• _Provided data_

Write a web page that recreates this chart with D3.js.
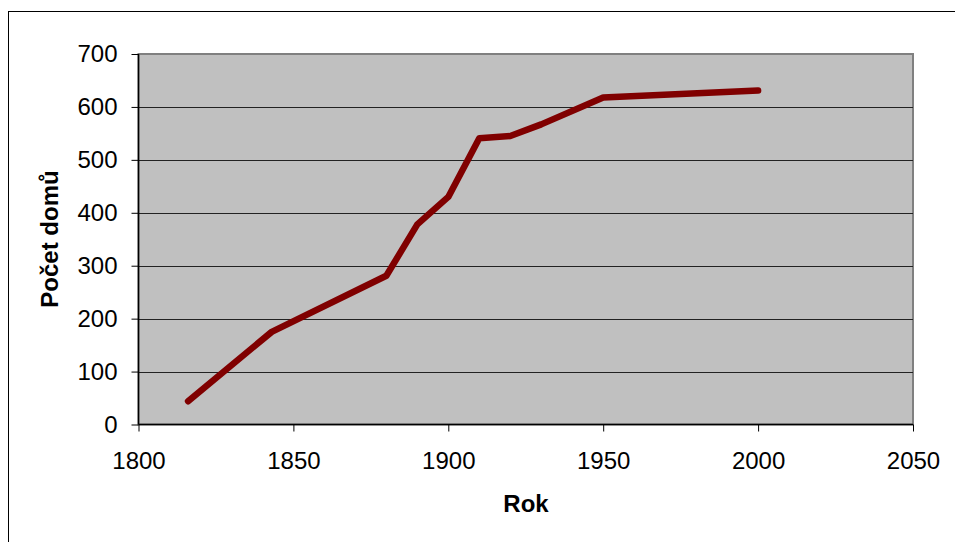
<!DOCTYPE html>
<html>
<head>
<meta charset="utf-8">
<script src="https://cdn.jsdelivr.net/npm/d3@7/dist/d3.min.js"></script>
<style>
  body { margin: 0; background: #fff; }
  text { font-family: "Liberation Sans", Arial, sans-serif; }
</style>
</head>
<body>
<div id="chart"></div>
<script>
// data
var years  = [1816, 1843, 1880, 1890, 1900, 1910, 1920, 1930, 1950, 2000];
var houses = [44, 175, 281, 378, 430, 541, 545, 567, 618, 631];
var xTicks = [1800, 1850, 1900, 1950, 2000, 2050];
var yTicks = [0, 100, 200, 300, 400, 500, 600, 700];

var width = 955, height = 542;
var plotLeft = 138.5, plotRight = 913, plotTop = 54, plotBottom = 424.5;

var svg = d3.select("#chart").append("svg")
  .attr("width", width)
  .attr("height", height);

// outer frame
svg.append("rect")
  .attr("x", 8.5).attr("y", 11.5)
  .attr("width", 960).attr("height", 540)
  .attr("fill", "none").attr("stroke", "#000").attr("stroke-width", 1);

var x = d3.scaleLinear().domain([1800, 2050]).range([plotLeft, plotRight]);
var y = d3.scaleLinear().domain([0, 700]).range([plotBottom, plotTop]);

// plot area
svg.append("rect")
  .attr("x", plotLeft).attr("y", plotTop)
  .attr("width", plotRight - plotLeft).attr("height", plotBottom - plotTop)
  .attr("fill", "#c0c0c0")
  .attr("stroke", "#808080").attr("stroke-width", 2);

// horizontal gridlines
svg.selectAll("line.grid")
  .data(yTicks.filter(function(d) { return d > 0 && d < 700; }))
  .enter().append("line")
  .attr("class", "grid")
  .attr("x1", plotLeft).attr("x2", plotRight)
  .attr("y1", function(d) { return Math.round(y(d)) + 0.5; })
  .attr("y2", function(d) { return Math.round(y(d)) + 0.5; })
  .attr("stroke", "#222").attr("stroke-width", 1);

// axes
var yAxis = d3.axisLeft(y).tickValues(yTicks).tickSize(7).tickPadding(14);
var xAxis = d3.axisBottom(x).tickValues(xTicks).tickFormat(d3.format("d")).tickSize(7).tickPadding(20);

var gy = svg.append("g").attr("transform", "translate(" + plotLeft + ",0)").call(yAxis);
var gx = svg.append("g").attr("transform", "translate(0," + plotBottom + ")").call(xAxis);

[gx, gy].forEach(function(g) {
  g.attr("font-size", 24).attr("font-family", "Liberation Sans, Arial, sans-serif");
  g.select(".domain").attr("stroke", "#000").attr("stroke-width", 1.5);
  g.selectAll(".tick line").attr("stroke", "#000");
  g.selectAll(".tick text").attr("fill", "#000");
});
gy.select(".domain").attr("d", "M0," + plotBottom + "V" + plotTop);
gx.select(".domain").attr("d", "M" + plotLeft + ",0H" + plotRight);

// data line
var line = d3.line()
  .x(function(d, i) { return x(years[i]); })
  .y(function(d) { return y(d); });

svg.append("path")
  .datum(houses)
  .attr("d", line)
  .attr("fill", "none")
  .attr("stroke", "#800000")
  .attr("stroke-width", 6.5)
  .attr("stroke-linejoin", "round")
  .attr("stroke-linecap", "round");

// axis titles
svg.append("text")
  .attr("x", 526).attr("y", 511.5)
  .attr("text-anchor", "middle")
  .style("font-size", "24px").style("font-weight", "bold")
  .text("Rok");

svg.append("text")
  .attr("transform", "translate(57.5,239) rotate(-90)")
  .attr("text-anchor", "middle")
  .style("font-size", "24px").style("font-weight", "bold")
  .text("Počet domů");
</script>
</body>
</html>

* * *

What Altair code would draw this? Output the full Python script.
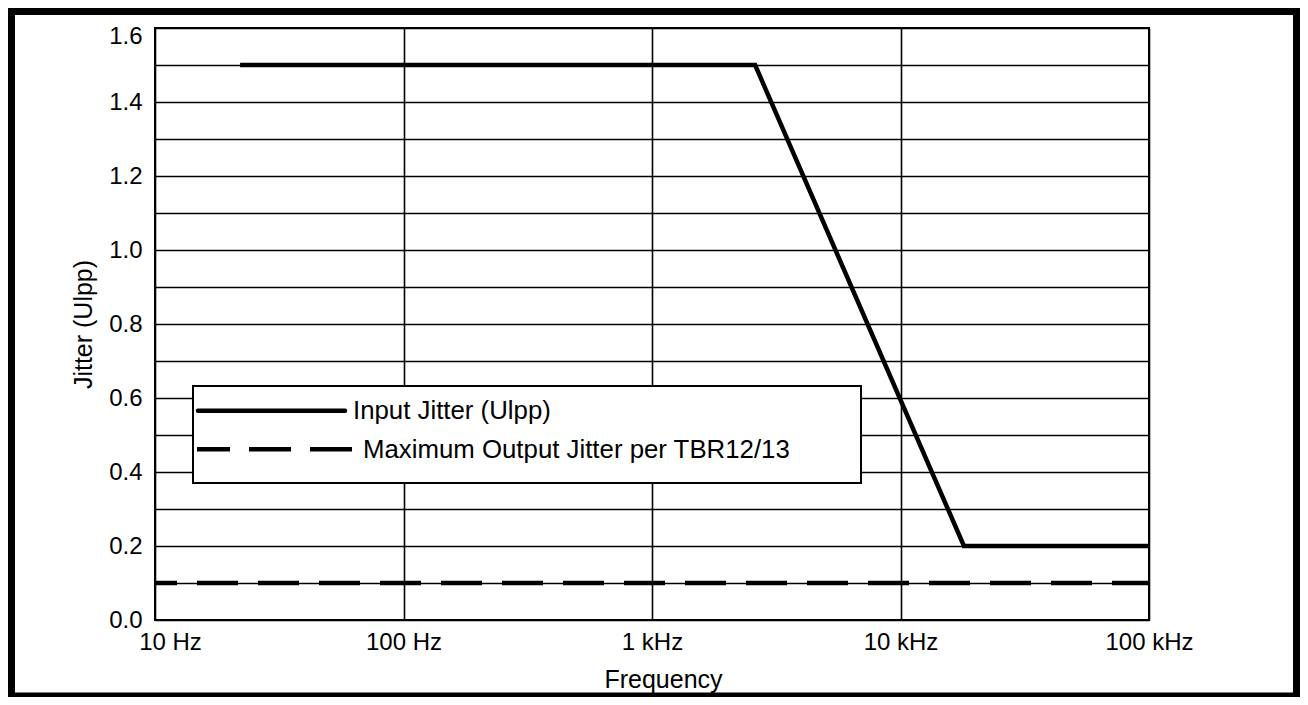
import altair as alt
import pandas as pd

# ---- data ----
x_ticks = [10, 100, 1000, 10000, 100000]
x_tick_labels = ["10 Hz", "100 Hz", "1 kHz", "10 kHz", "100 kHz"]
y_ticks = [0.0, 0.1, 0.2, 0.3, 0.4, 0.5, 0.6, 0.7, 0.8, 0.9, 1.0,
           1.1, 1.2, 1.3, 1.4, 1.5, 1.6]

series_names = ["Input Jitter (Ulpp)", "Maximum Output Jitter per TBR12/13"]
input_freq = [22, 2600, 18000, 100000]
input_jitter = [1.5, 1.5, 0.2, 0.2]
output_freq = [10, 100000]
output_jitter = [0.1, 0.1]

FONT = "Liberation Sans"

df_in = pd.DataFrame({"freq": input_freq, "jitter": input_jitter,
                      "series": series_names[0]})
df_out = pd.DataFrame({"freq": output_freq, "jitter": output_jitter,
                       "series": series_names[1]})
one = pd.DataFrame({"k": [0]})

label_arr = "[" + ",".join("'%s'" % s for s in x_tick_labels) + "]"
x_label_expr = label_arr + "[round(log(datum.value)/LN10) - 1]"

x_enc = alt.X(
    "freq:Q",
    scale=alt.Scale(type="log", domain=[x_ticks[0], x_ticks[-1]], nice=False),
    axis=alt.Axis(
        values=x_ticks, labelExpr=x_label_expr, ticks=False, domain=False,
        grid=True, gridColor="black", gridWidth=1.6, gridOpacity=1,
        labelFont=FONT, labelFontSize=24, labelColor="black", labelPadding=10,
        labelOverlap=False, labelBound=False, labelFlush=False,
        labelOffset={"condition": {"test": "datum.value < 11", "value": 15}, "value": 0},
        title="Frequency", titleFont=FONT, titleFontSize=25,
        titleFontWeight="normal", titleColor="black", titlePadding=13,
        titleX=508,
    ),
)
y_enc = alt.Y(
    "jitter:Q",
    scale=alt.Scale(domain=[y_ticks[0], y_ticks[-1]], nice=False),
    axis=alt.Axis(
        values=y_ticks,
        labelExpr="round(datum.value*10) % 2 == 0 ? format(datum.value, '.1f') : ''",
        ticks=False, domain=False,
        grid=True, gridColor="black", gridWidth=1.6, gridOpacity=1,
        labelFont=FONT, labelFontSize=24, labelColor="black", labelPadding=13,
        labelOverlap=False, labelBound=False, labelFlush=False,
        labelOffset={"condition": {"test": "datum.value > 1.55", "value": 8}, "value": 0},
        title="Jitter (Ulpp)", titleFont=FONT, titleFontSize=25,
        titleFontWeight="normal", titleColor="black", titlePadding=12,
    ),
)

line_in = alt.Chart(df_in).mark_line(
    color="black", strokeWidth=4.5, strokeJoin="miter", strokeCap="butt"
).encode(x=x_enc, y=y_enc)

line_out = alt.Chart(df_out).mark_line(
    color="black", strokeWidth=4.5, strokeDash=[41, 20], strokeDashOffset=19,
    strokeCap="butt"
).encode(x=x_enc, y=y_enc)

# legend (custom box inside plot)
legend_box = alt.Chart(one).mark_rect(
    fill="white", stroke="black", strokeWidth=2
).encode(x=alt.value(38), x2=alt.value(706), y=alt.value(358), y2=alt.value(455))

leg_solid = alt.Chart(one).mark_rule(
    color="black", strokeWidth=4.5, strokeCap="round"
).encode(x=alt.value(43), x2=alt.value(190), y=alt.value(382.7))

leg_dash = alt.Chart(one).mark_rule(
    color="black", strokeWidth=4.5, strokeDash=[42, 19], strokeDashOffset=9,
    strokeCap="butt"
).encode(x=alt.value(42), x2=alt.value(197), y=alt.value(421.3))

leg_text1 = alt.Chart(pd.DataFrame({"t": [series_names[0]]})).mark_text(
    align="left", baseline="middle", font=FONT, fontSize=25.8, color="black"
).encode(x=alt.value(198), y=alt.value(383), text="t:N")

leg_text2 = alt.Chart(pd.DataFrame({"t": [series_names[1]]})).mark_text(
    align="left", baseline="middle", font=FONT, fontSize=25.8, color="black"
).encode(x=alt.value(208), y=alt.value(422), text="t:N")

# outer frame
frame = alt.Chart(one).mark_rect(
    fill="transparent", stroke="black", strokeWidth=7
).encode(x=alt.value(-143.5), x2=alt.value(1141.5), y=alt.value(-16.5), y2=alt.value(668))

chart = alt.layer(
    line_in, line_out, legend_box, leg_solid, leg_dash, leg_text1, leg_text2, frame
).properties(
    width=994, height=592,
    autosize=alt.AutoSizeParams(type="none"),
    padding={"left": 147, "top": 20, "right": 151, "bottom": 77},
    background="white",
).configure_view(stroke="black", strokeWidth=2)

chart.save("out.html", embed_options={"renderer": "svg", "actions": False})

• _What the task asks_
From the records above, copy only the lines running from the line holding "What Altair code" through the line holding "x_label_expr = label_arr", with no pictures.

• _Full answer_
What Altair code would draw this? Output the full Python script.
import altair as alt
import pandas as pd

# ---- data ----
x_ticks = [10, 100, 1000, 10000, 100000]
x_tick_labels = ["10 Hz", "100 Hz", "1 kHz", "10 kHz", "100 kHz"]
y_ticks = [0.0, 0.1, 0.2, 0.3, 0.4, 0.5, 0.6, 0.7, 0.8, 0.9, 1.0,
           1.1, 1.2, 1.3, 1.4, 1.5, 1.6]

series_names = ["Input Jitter (Ulpp)", "Maximum Output Jitter per TBR12/13"]
input_freq = [22, 2600, 18000, 100000]
input_jitter = [1.5, 1.5, 0.2, 0.2]
output_freq = [10, 100000]
output_jitter = [0.1, 0.1]

FONT = "Liberation Sans"

df_in = pd.DataFrame({"freq": input_freq, "jitter": input_jitter,
                      "series": series_names[0]})
df_out = pd.DataFrame({"freq": output_freq, "jitter": output_jitter,
                       "series": series_names[1]})
one = pd.DataFrame({"k": [0]})

label_arr = "[" + ",".join("'%s'" % s for s in x_tick_labels) + "]"
x_label_expr = label_arr + "[round(log(datum.value)/LN10) - 1]"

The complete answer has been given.